Class participation includes:
  1. Asychronous discussion (on Piazza) following student lecture presentations.
  2. Live participation during lectures.
  3. Answering questions for fellow students on Piazza.
  4. Attending office hours and recitation.

Lecture scribing (extra credit)

You may sign up to scribe for lectures in LaTeX. The TAs will send out a spreadsheet corresponding allowing students to sign up to scribe for lectures. Up to three people can sign up to scribe each lecture as a team on a first-come-first-serve basis. We expect teams to coordinate on which parts of the lecture to scribe to avoid overlap. We ask each team to provide a list of contributions by each team member, as well as the scribe for each section.

Each lecture is worth up to 5% of extra credit, depending on scribe quality. We credit each student with the portions of the lecture that they scribe. As an example, if three people contribute equally to a well-scribed lecture, they each receive 1.66% of extra credit. Each student may receive extra credit from multiple lectures, but we cap the total extra credit to 5%. Students who have not yet scribed will receive priority over those who have scribed already. In the event of a dispute, please contact the staff.

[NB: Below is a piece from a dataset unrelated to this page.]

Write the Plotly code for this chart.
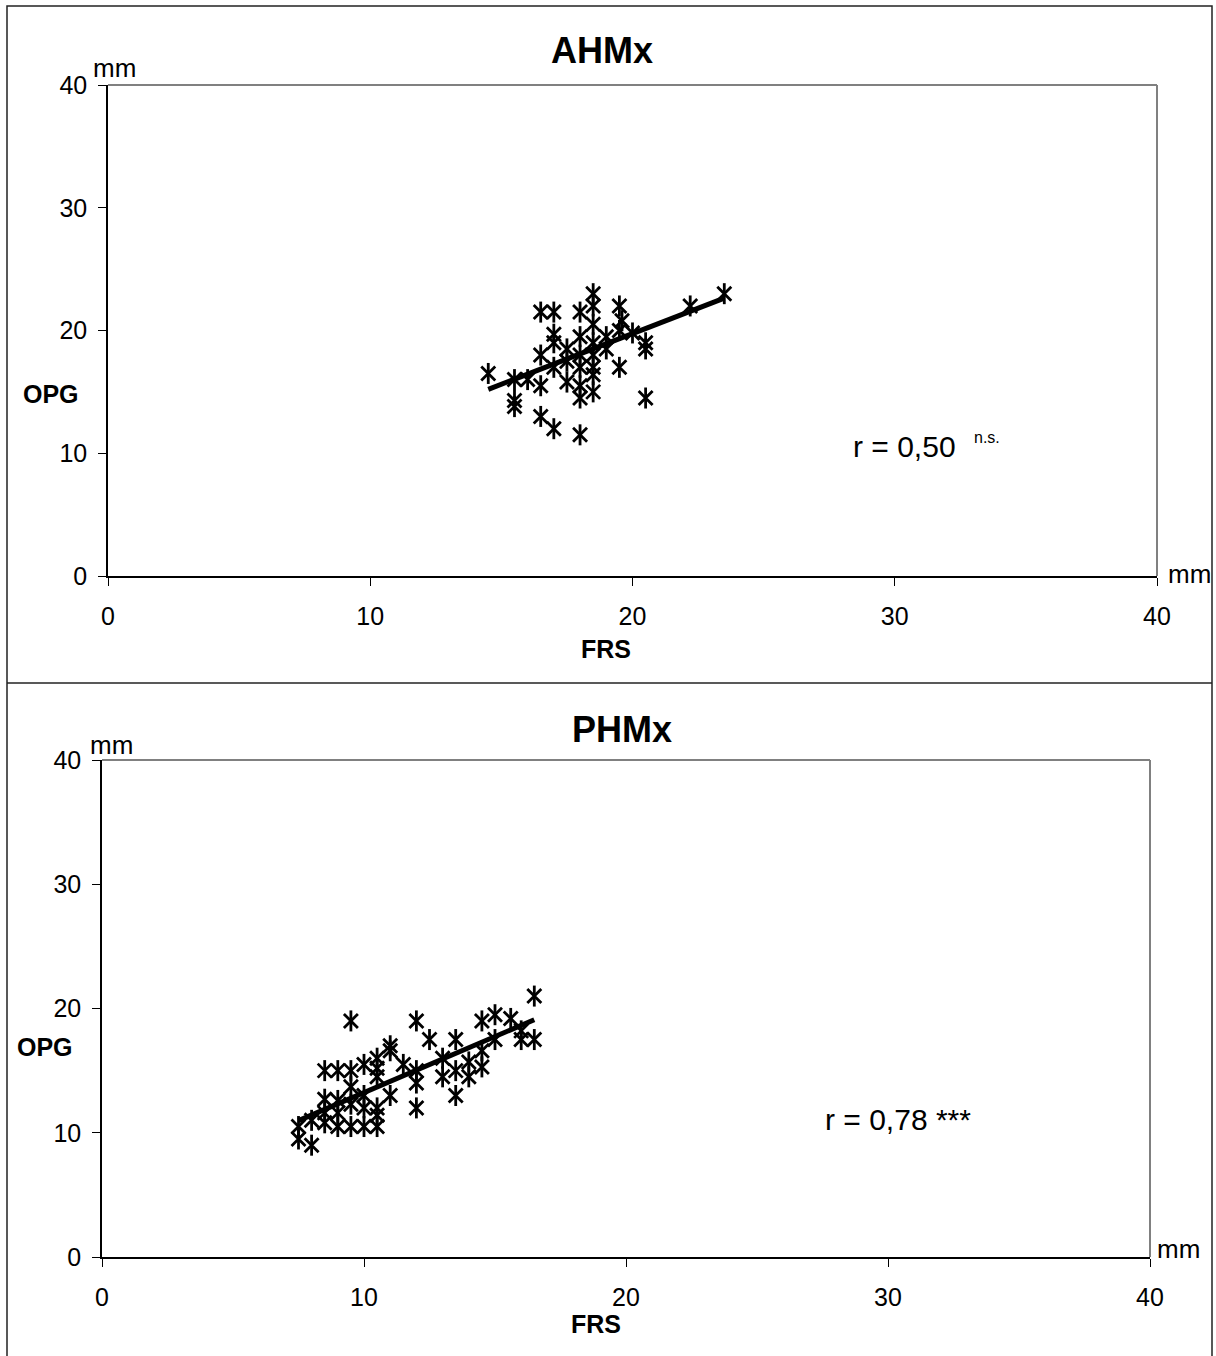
import plotly.graph_objects as go

# ---- data -------------------------------------------------------------
ahmx_frs = [14.5, 15.5, 16, 15.5, 15.5, 16.5, 17, 18, 18.5, 18.5, 19.5, 22.2, 23.5,
            18.5, 19.6, 17, 17, 18, 19, 19, 19.5, 20, 20.5, 20.5, 16.5, 17.5, 17.5,
            18, 18.5, 17, 16.5, 17.5, 18, 18.5, 18.5, 18, 19.5, 20.5, 16.5, 17, 18,
            18, 18.5, 18.5]
ahmx_opg = [16.5, 16, 16, 13.8, 14.3, 21.5, 21.5, 21.5, 23, 22, 22, 22, 23,
            20.5, 20.8, 19.7, 19, 19.5, 19.5, 18.5, 20, 19.8, 19, 18.5, 18, 18.5, 17.5,
            18, 18, 17, 15.5, 15.8, 15.5, 16.4, 15, 14.5, 17, 14.5, 13, 12, 11.5,
            17, 19, 17]
ahmx_fit = (3.23, 0.826)      # intercept, slope
ahmx_r = "r = 0,50"
ahmx_sig = "n.s."

phmx_frs = [9.5, 12, 14.5, 15, 15.6, 16.5, 12.5, 13.5, 15, 16, 16.5, 16, 11, 11,
            10.5, 10, 8.5, 9, 9.5, 11.5, 12, 12, 12, 13, 13, 13.5, 13.5, 14, 14,
            14.5, 9.5, 10.5, 10.5, 10, 11, 8.5, 9, 9.5, 9, 8.5, 8, 8.5, 7.5, 7.5,
            8, 9, 9.5, 10, 10.5, 10.5, 10.5, 10, 14.5]
phmx_opg = [19, 19, 19, 19.5, 19.2, 21, 17.5, 17.5, 17.5, 17.5, 17.5, 18.2, 17, 16.6,
            16, 15.5, 15, 15, 15, 15.5, 15, 14, 12, 16, 14.5, 15, 13, 15.7, 14.5,
            16.6, 13.7, 14.5, 15.2, 13, 13, 12.7, 12.6, 12.3, 11.6, 11.6, 11, 10.8, 10.5, 9.5,
            9, 10.5, 10.5, 10.5, 10.5, 12, 11.4, 12, 15.3]
phmx_fit = (4.20, 0.903)
phmx_r = "r = 0,78 ***"

tick_vals = [0, 10, 20, 30, 40]
axis_range = [0, 40]
unit = "mm"
x_title = "FRS"
y_title = "OPG"
titles = ["AHMx", "PHMx"]

# ---- layout helpers -----------------------------------------------------
W, H = 1216, 1356


def fx(x):
    return x / W


def fy(y):
    return 1 - y / H


FONT = "Liberation Sans, Arial, sans-serif"
TICKFONT = dict(family=FONT, size=25, color="black")

fig = go.Figure()


def add_panel(xs, ys, fit, xa, ya):
    # star markers: an X with a vertical bar through it
    fig.add_trace(go.Scatter(
        x=xs, y=ys, mode="markers", xaxis=xa, yaxis=ya, showlegend=False,
        marker=dict(symbol="x-thin-open", size=14, color="black",
                    line=dict(width=2.8, color="black"))))
    fig.add_trace(go.Scatter(
        x=xs, y=ys, mode="markers", xaxis=xa, yaxis=ya, showlegend=False,
        marker=dict(symbol="line-ns-open", size=15, color="black",
                    line=dict(width=2.8, color="black"))))
    # linear trend over the range of the data
    b0, b1 = fit
    lx = [min(xs), max(xs)]
    ly = [b0 + b1 * v for v in lx]
    fig.add_trace(go.Scatter(
        x=lx, y=ly, mode="lines", xaxis=xa, yaxis=ya, showlegend=False,
        line=dict(color="black", width=5)))


add_panel(ahmx_frs, ahmx_opg, ahmx_fit, "x", "y")
add_panel(phmx_frs, phmx_opg, phmx_fit, "x2", "y2")

base_x = dict(range=axis_range, tickvals=tick_vals, showgrid=False, zeroline=False,
              ticks="outside", ticklen=8, tickwidth=1, tickcolor="black",
              showline=True, linecolor="black", linewidth=1.5, automargin=False,
              tickfont=TICKFONT, ticklabelstandoff=9, fixedrange=True)
base_y = dict(range=axis_range, tickvals=tick_vals, showgrid=False, zeroline=False,
              ticks="outside", ticklen=8, tickwidth=1, tickcolor="black",
              showline=True, linecolor="black", linewidth=1.5, automargin=False,
              tickfont=TICKFONT, ticklabelstandoff=6, fixedrange=True)
inner = dict(range=axis_range, tickvals=tick_vals, showgrid=False, zeroline=False,
             ticks="inside", ticklen=8, tickwidth=1, tickcolor="black",
             showline=False, showticklabels=False, automargin=False, fixedrange=True)

layout = dict(
    width=W, height=H,
    margin=dict(l=0, r=0, t=0, b=0, pad=0, autoexpand=False),
    paper_bgcolor="white", plot_bgcolor="white", showlegend=False,
    xaxis=dict(base_x, domain=[fx(108), fx(1157)], anchor="y"),
    yaxis=dict(base_y, domain=[fy(576), fy(85)], anchor="x"),
    xaxis2=dict(base_x, domain=[fx(102), fx(1150)], anchor="y2"),
    yaxis2=dict(base_y, domain=[fy(1257), fy(760)], anchor="x2"),
    xaxis3=dict(inner, overlaying="x", anchor="y", side="bottom"),
    yaxis3=dict(inner, overlaying="y", anchor="x", side="left"),
    xaxis4=dict(inner, overlaying="x2", anchor="y2", side="bottom"),
    yaxis4=dict(inner, overlaying="y2", anchor="x2", side="left"),
)
fig.update_layout(**layout)

shapes = []
# grey frame on top and right of each plot area
for xr, yr in [("x domain", "y domain"), ("x2 domain", "y2 domain")]:
    shapes.append(dict(type="line", xref=xr, yref=yr, x0=0, x1=1, y0=1, y1=1,
                       line=dict(color="#808080", width=2), layer="below"))
    shapes.append(dict(type="line", xref=xr, yref=yr, x0=1, x1=1, y0=0, y1=1,
                       line=dict(color="#808080", width=2), layer="below"))
# outer box and divider between the two charts
shapes.append(dict(type="rect", xref="paper", yref="paper",
                   x0=fx(7), x1=fx(1212), y0=fy(1362), y1=fy(6),
                   line=dict(color="#222222", width=1.5)))
shapes.append(dict(type="line", xref="paper", yref="paper",
                   x0=fx(7), x1=fx(1212), y0=fy(683), y1=fy(683),
                   line=dict(color="#222222", width=1.5)))
fig.update_layout(shapes=shapes)


def note(text, x, y, size, bold=False, xanchor="center", yanchor="middle"):
    fig.add_annotation(text=f"<b>{text}</b>" if bold else text,
                       x=fx(x), y=fy(y), xref="paper", yref="paper",
                       xanchor=xanchor, yanchor=yanchor, showarrow=False,
                       font=dict(family=FONT, size=size, color="black"))


# chart titles
note(titles[0], 602, 50, 36, bold=True)
note(titles[1], 622, 729, 36, bold=True)
# axis titles
note(y_title, 51, 394, 25, bold=True)
note(x_title, 606, 649, 25, bold=True)
note(y_title, 45, 1047, 25, bold=True)
note(x_title, 596, 1324, 25, bold=True)
# units
note(unit, 114, 68, 26)
note(unit, 111, 745, 26)
note(unit, 1189, 574, 26)
note(unit, 1178, 1249, 26)
# correlation coefficients
note(ahmx_r, 851, 446, 30, xanchor="left")
note(ahmx_sig, 972, 437, 16, xanchor="left")
note(phmx_r, 823, 1119, 30, xanchor="left")

fig.write_html("out.html")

Statement on collaboration and academic honesty

If you do collaborate on homework, you must cite, in your written solution, your collaborators. Also, if you use sources beyond the course materials in one of your solutions, e.g., a “friendly expert,” another text, or a ”bible”, be sure to cite the source. There is no penalty for such collaboration or use of other sources, as long as it is disclosed.

We encourage you to collaborate on homework. Study groups can be an excellent means to master course material. However, you must write up solutions on your own, neither copying solutions nor providing solutions to be copied. Duplicating a solution that someone else has written (verbatim or edited), or providing solutions for a fellow-student to copy, is not acceptable.

In general, we expect students to adhere to basic, common sense concepts of academic honesty. Presenting somebody else’s work as if it were your own, or cheating in exams, is of course unacceptable.